The second survey of kinship families’ financial circumstances in England and Wales shows that the situation for kinship families is getting worse. As the cost of living continues to soar, the charity is urging urgent action to prevent many more families from being plunged into poverty. The survey found that:

  • 44% of kinship carers could not pay all their household bills.
  • 26% could not afford food for their families.
  • 35% could not afford clothes for their children.
  • 18% could not keep up with rent or mortgage payments.
  • 33% of carers were concerned that their financial situations might eventually prevent them from being able to continue to care for their children.

Dr Lucy Peake, Chief Executive of Kinship said “It’s deeply shocking that kinship carers are doing their very best to keep children with the people who love them but can’t afford to buy them daily essentials like food and clothes as they are left to manage with no financial support.

Pushed into poverty, the financial strain means many kinship families are worried they may have to give up the care of the children. This would be a massive tragedy that is entirely preventable.

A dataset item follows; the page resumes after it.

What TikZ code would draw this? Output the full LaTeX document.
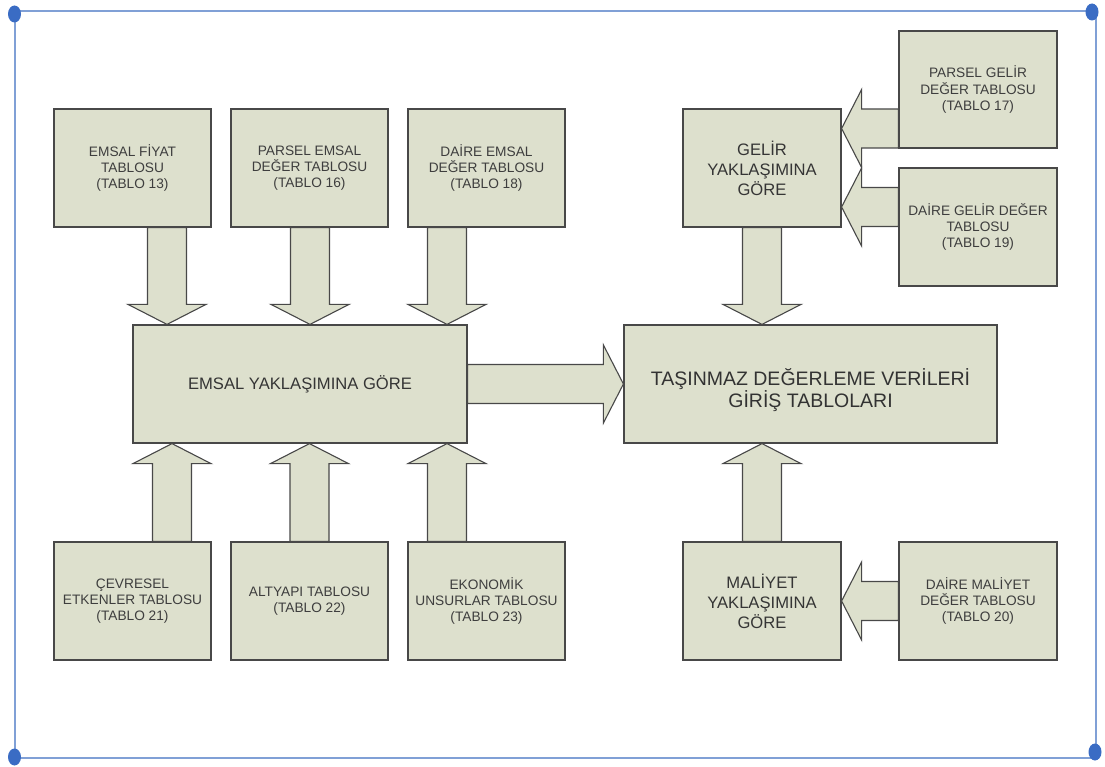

We know it’s best for children to stay within their own families where they are loved, safe and secure rather than go into the care system but raising a child costs money. It’s only right that kinship carers receive the same non-means tested financial support as foster carers.

The Government must act with urgency and implement the recommendations made by the Independent Review of Children’s Social Care and provide kinship carers and their children with the financial support they clearly so desperately need.”

Kinship wants family members who care for relatives' children to receive a universal, standard, non-means-tested allowance in line with the minimum amounts paid to foster carers in England and Wales, which vary from £137 to £240 a week, according to location and the children's age.